Abstract

Groundwater under industrial sites is characterised by heterogeneous chemical mixtures, making it difficult to assess the fate and transport of individual contaminants. Quantifying the in-situ biological removal (attenuation) of nitrogen (N) is particularly difficult due to its reactivity and ubiquity. Here a multi-isotope approach is developed to distinguish N sources and sinks within groundwater affected by complex industrial pollution. Samples were collected from 70 wells across the two aquifers underlying a historic industrial area in Belgium. Below the industrial site the groundwater contained up to 1000 mg N l−1 ammonium (NH4+) and 300 mg N l−1 nitrate (NO3−), while downgradient concentrations decreased to ∼1 mg l−1 DIN ([DIN] = [NH4+N] + [NO3−N] + [NO2−N]).

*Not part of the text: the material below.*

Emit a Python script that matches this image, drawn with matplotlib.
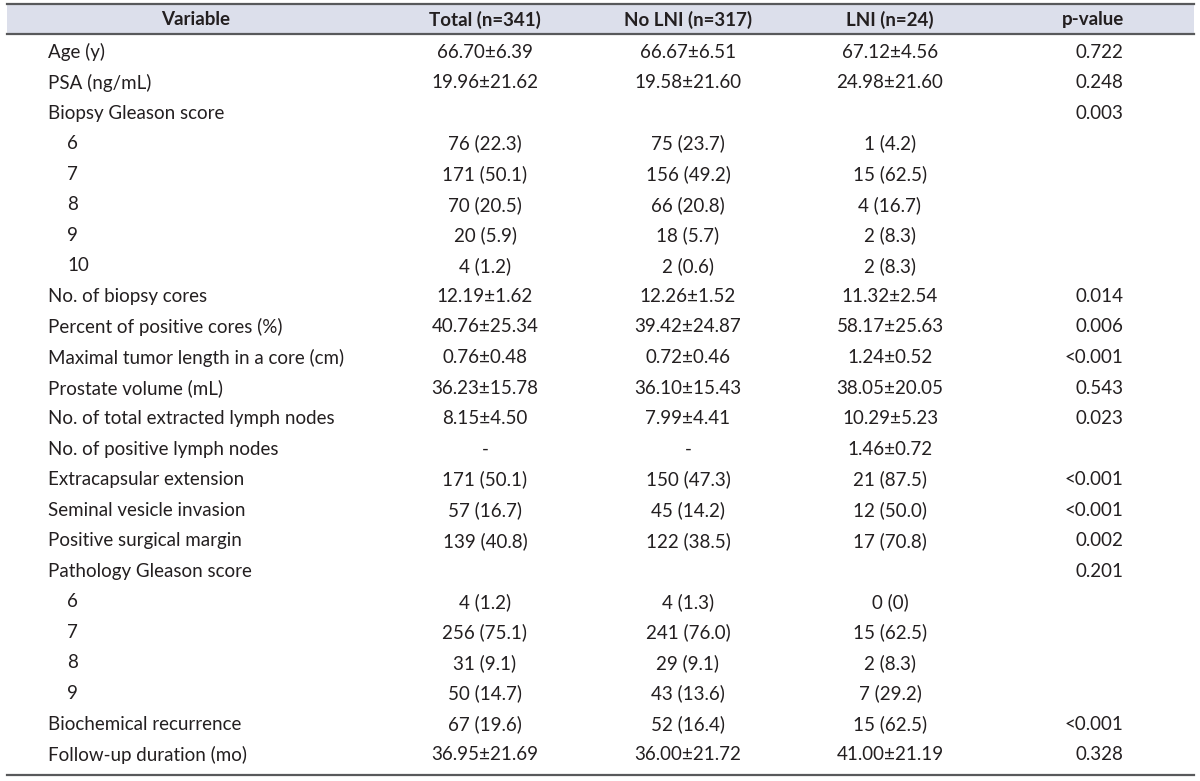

Mean δ15N-DIN increased from ∼2‰ to +20‰ over this flow path, broadly confirming that biological N attenuation drove the measured concentration decrease. Multi-variate analysis of water chemistry identified two distinct NH4+ sources (δ15NNH4+ from −14‰ and +5‰) within the contaminated zone of both aquifers. Nitrate dual isotopes co-varied (δ15N: −3‰ – +60‰; δ18O: 0‰ – +50‰) within the range expected for coupled nitrification and denitrification of the identified sources. The fact that δ15NNO2− values were 50‰–20‰ less than δ15NNH4+ values in the majority of wells confirmed that nitrification controlled N turnover across the site. However, the fact that δ15NNO2− was greater than δ15NNH4+ in wells with the highest [NH4+] shows that an autotrophic NO2− reduction pathway (anaerobic NH4+ oxidation or nitrifier-denitrification) drove N attenuation closest to the contaminant plume. This direct empirical evidence that both autotrophic and heterotrophic biogeochemical processes drive N attenuation in contaminated aquifers demonstrates the power of multiple N isotopes to untangle N cycling in highly complex systems.